Une femme un peu plus âgée s'inquiète quant à elle de la rareté des produits de l'océan ces dernières années. « Il n'y a plus de poissons comme avant. Je me rappelle lorsque je revenais fraîchement de Kinshasa, j'avais ramassé tout un petit bassin de fretins. Aujourd'hui, ce n'est pas le cas ». Selon elle, cette rareté pourrait se justifier par les activités de la pêche professionnelle exercées par certaines communautés chinoises, point de vue en vogue auprès de nombreux habitants de Moanda.

Cette partie de la RDC est pourtant riche en ressources pétrolières, les plus importantes pour le pays. Elle fait face au chômage, surtout des jeunes, alors que de grandes sociétés multinationales comme Perenco, une entreprise franco-britannique, exploitent le pétrole sur place. Cette exploitation du pétrole est dénoncée à cause de son coût environnemental et humain, dans une région abritée par le parc marin des mangroves, créé en 1992 pour la protection de certaines espèces en voie de disparition, dont les lamantins.

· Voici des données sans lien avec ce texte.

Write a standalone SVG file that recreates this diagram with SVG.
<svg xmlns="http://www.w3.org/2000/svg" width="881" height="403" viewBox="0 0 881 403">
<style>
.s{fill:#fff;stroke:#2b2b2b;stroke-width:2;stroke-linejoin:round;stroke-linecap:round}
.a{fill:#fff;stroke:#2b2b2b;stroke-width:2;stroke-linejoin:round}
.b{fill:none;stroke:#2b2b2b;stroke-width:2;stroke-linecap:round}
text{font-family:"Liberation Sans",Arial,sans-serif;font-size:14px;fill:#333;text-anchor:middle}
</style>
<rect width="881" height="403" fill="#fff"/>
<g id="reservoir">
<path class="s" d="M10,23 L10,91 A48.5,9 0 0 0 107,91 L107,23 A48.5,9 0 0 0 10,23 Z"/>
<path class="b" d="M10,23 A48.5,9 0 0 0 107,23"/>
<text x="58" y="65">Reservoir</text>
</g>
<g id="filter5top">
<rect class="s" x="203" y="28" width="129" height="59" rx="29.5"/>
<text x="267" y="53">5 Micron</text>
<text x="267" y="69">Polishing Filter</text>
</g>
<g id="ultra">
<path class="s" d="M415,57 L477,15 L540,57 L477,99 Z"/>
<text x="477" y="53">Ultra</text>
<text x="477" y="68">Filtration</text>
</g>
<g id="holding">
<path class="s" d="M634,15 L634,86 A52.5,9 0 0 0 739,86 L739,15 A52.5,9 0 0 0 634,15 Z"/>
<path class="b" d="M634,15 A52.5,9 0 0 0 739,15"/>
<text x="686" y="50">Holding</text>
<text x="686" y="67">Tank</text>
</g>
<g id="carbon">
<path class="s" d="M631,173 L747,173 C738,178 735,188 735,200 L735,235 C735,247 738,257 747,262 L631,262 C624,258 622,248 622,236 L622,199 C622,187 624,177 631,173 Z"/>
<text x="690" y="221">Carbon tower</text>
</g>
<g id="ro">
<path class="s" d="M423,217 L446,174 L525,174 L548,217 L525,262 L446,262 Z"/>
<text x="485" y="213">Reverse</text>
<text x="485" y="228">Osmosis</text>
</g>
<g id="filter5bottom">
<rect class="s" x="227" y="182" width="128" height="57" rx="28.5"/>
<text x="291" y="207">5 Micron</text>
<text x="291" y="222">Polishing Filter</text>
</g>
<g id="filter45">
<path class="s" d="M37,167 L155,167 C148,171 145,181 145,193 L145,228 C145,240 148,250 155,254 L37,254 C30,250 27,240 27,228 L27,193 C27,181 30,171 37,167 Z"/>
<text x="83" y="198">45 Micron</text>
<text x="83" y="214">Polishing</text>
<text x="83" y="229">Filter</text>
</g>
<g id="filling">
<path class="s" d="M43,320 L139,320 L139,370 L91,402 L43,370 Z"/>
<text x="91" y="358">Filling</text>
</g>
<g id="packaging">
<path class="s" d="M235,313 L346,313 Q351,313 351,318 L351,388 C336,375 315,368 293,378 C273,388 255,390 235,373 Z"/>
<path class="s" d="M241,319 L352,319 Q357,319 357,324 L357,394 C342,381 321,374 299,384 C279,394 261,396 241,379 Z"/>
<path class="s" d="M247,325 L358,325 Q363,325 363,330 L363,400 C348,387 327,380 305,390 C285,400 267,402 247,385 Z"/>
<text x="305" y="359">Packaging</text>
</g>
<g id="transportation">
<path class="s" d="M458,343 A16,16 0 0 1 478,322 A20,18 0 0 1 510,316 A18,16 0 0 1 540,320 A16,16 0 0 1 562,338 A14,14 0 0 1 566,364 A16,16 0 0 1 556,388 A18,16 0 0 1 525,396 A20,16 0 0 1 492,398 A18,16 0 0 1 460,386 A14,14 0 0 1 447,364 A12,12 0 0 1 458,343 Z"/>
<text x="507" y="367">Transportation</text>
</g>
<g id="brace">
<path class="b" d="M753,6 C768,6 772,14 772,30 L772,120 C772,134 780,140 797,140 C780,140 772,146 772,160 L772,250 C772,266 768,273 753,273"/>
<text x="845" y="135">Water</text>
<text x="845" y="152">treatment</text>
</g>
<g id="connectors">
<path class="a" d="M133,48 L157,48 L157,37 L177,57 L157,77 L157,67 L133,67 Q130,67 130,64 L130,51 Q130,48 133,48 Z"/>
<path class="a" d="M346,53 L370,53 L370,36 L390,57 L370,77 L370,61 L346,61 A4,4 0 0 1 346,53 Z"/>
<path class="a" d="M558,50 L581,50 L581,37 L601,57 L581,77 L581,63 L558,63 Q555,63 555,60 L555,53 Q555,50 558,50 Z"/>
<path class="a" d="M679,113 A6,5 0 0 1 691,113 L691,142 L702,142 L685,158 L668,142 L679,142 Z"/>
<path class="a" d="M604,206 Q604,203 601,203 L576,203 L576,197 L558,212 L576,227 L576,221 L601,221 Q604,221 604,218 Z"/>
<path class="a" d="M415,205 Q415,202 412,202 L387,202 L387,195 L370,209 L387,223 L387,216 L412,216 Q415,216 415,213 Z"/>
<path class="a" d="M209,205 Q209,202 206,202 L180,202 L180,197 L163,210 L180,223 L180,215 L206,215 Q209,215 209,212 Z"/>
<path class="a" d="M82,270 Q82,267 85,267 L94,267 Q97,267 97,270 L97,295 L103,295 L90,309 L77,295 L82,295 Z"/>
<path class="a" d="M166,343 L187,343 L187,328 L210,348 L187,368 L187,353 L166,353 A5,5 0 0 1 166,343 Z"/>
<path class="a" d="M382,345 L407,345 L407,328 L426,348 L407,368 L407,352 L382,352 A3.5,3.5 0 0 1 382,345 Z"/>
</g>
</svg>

Moanda manque aussi d'infrastructures de base à la hauteur de ses potentialités. Sur place, la Société nationale des industries de raffinage (Socir) a cessé les activités de raffinage depuis 1999. Selon plusieurs observateurs, relancer ces activités pourrait permettre de réduire le chômage, la pauvreté et la misère.